I actually had to struggle with why I had it stuck in my head that at one point baseball used a 2-2-1-1-1 formula. In my case I finally remembered it right. it is because I lived through the mid-sixties period of utter attendance failure and everything being thrown on the table by MLB and its media attendants as possible solutions, including going to 2-2-1-1-1 for post season play. It was presented in some way shape or form every year in those years because baseball was really struggling and everything was on the table all the time as a means to solutions.

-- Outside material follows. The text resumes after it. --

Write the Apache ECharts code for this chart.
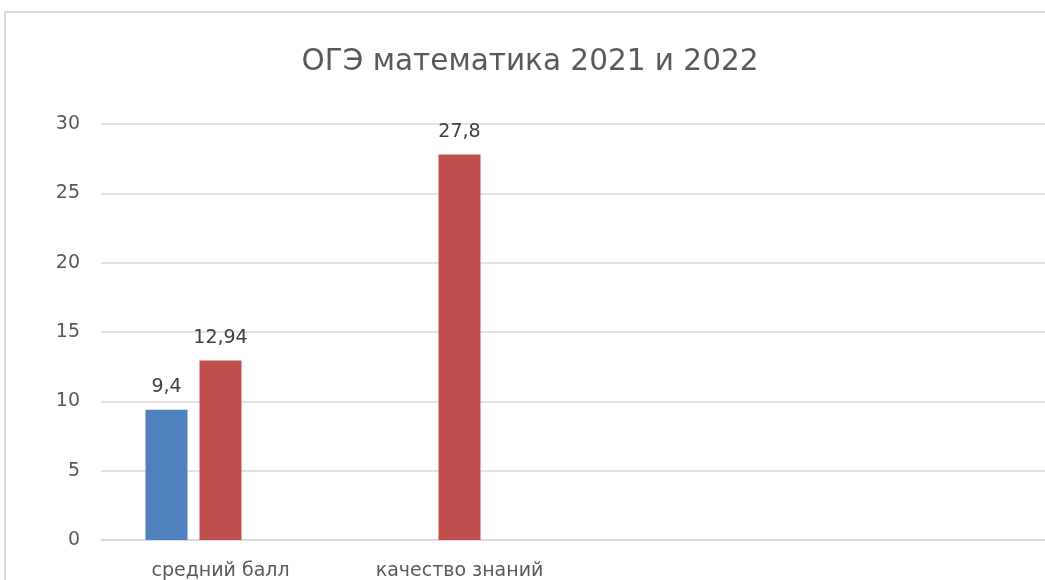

You really want to talk about bad attendance? In two games in Fenway in 1965, the Sox drew 500 paying customers....500!!! I don't care how bad your team is, you start drawing only 500 people to a game and your game has problems. Attendance across baseball was horrible, worse than the year after the strike which is the year everybody talks about as "scary" because MLB thought they might have killed the golden goose. Only the very best teams drew anything at all. I would watch a game in those years and was just too young to understand what was happening. I just knew baseball to be a beautiful game and I just could not understand why there were so many empty seats. Was it me? Was I nuts for loving this game? It was so bad that you started to question why you were so committed to this game if nobody else appeared to be.
I think there is every reason to believe that as Magic Johnson and Larry Bird are said to have saved the NBA, it is entirely possible that the 1967 season and the role the Sox played in it saved MLB and even allowed it to get to the strike year that came much later. Slowly MLB started coming back after that enchanted year with the Sox screaming to a finish as the pennant winner. People connected with that team and you did not have to be from New England to connect with it. People connected with the Cardinals as well and after that series, baseball started climbing back. Even the Twins team we beat out for the pennant had developed a following outside of their immediate region. It was a golden year.
I don't know if its the same for others of my age. But I was actually embarrassed for thinking MLB had a 2-2-1-1-1 formate at one point. But if you are of my age group and as devoted to baseball as I was from the late 50's through that period, you might also be remembering all of the things that were thrown on the table year after year as possible changes to be made to resolve what was a very serious attendance problem. One of them was going to 2-2-1-1-1 with the age old question of the fairness of 2-3-2 being questioned. The argument that it "should be that way" was often presented as "it ALWAYS should have been that was" and then interpreted as "It had been that way".
For the record, I never questioned the fairness of 2-3-2. By the same token that was the main argument being raised. Honestly had to search my memory banks hard for this one. But I actually do appreciate the forum for forcing me to do it.